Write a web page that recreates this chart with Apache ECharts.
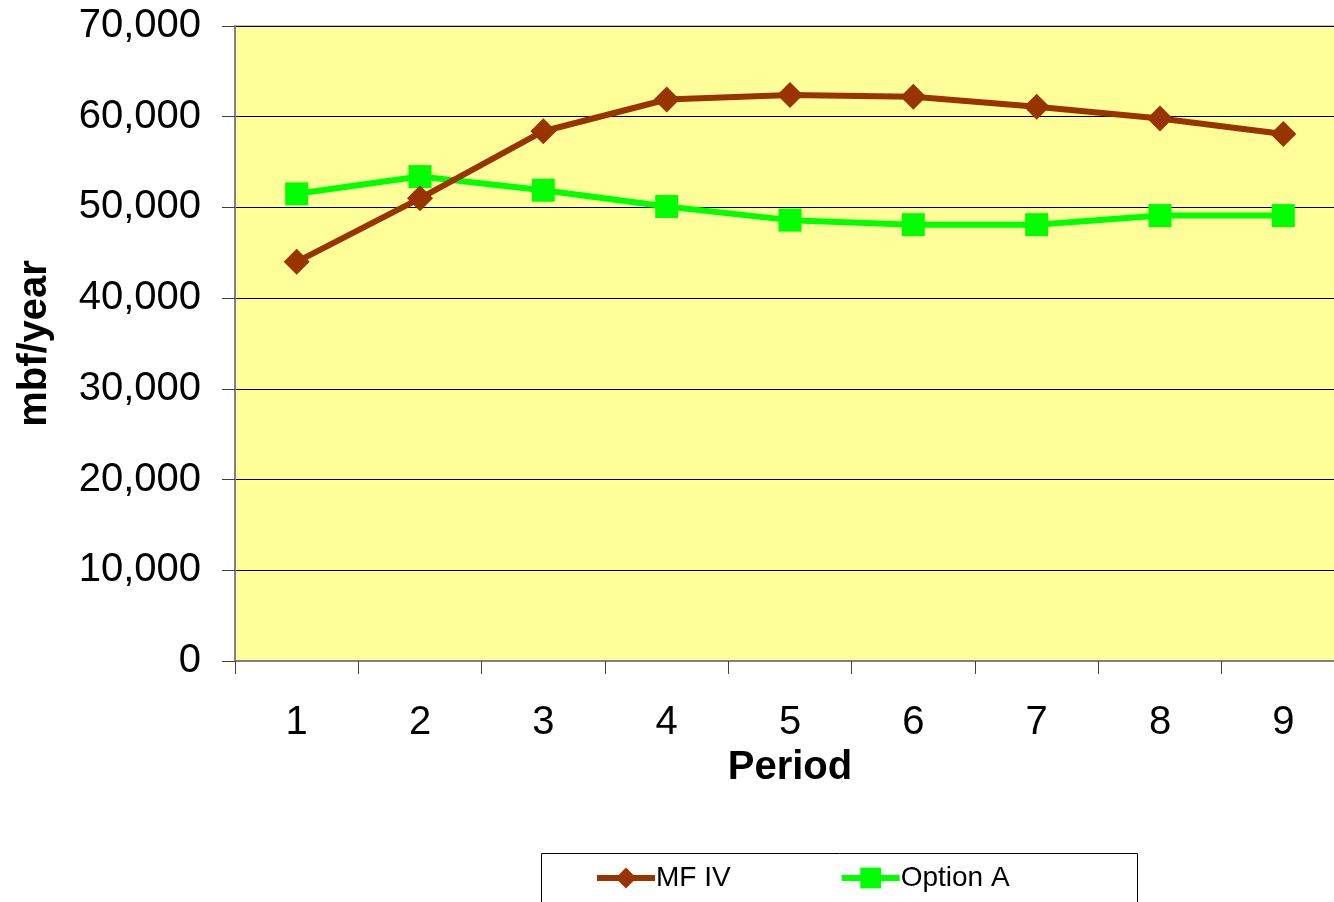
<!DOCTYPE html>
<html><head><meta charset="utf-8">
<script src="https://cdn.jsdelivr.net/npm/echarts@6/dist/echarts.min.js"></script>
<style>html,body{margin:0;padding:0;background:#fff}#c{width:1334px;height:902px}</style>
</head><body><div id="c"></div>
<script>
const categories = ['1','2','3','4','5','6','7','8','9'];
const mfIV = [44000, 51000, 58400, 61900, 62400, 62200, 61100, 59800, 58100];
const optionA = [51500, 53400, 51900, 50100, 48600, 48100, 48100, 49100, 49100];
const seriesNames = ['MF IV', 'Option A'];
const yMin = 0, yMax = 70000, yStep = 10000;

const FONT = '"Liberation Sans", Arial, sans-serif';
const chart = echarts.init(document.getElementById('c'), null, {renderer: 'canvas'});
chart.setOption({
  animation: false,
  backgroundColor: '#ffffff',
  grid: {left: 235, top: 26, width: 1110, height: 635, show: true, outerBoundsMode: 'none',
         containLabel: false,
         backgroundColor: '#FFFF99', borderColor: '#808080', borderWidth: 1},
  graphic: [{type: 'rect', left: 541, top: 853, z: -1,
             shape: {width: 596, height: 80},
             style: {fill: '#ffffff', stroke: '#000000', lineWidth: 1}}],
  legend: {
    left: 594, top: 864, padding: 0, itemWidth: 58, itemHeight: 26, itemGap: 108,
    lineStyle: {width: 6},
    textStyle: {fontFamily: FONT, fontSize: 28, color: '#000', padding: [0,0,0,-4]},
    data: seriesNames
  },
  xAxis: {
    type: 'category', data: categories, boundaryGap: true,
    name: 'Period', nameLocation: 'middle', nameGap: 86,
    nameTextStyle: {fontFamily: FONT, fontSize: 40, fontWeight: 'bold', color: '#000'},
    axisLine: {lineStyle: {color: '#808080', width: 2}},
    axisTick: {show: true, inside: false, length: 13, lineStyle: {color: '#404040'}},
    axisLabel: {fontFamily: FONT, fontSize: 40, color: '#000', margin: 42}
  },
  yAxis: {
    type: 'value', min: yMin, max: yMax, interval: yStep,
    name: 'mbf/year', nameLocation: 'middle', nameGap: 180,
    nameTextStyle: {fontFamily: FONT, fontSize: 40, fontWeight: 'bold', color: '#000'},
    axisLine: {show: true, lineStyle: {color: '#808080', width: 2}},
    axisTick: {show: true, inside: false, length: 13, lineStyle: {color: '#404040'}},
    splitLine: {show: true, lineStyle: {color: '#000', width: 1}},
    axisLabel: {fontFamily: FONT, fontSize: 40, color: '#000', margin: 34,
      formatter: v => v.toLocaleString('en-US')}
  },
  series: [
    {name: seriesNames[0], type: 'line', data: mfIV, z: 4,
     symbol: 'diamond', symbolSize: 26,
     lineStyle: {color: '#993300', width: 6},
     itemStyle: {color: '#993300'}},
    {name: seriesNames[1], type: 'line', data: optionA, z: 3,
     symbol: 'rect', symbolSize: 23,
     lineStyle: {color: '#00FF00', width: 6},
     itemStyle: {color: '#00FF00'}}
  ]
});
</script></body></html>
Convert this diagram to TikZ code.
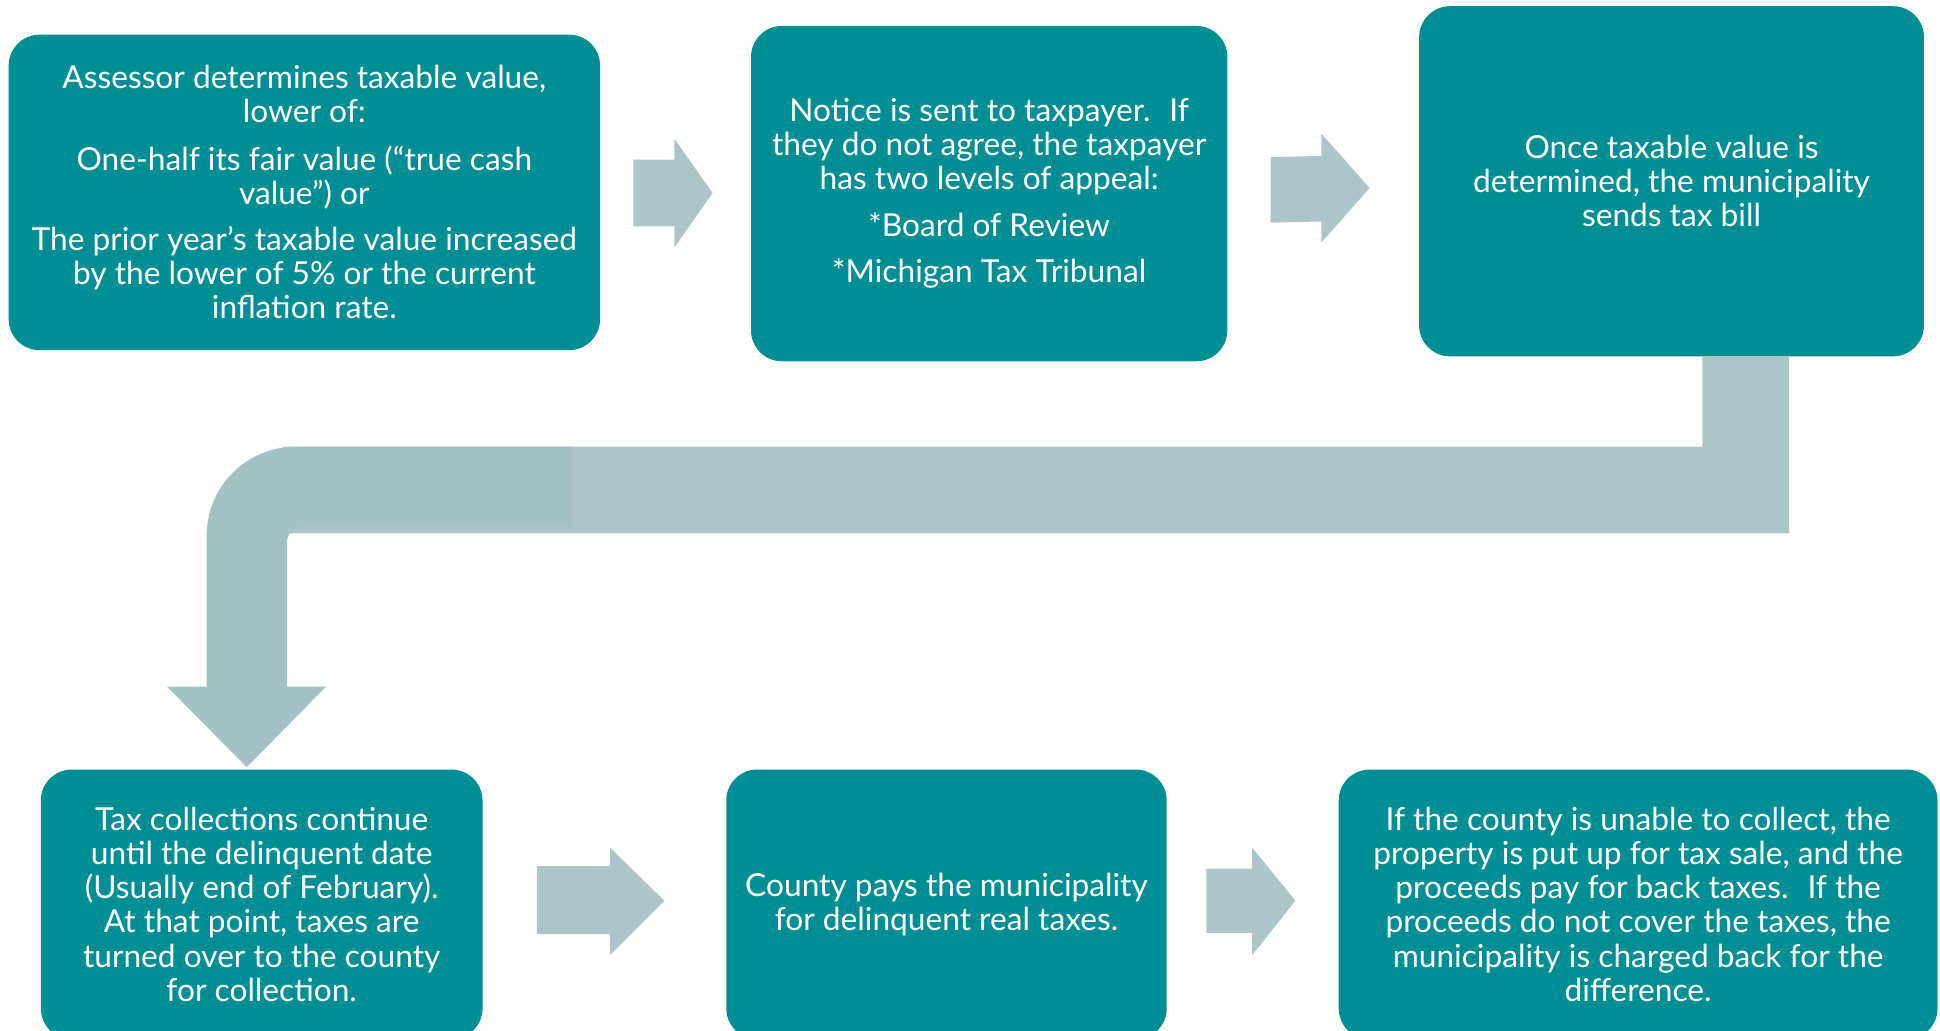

^^^^

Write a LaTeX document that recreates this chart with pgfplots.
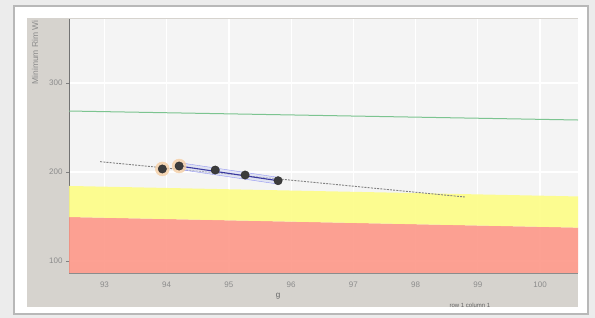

^^^^

Only the lines from the one with "Write a web" down to the one with "const yMin = 0, yMax = 70000, yStep = 10000;" belong in your copy, both ends included; write them out exactly and skip any pictures.

▶ Exercise solution:
Write a web page that recreates this chart with Apache ECharts.
<!DOCTYPE html>
<html><head><meta charset="utf-8">
<script src="https://cdn.jsdelivr.net/npm/echarts@6/dist/echarts.min.js"></script>
<style>html,body{margin:0;padding:0;background:#fff}#c{width:1334px;height:902px}</style>
</head><body><div id="c"></div>
<script>
const categories = ['1','2','3','4','5','6','7','8','9'];
const mfIV = [44000, 51000, 58400, 61900, 62400, 62200, 61100, 59800, 58100];
const optionA = [51500, 53400, 51900, 50100, 48600, 48100, 48100, 49100, 49100];
const seriesNames = ['MF IV', 'Option A'];
const yMin = 0, yMax = 70000, yStep = 10000;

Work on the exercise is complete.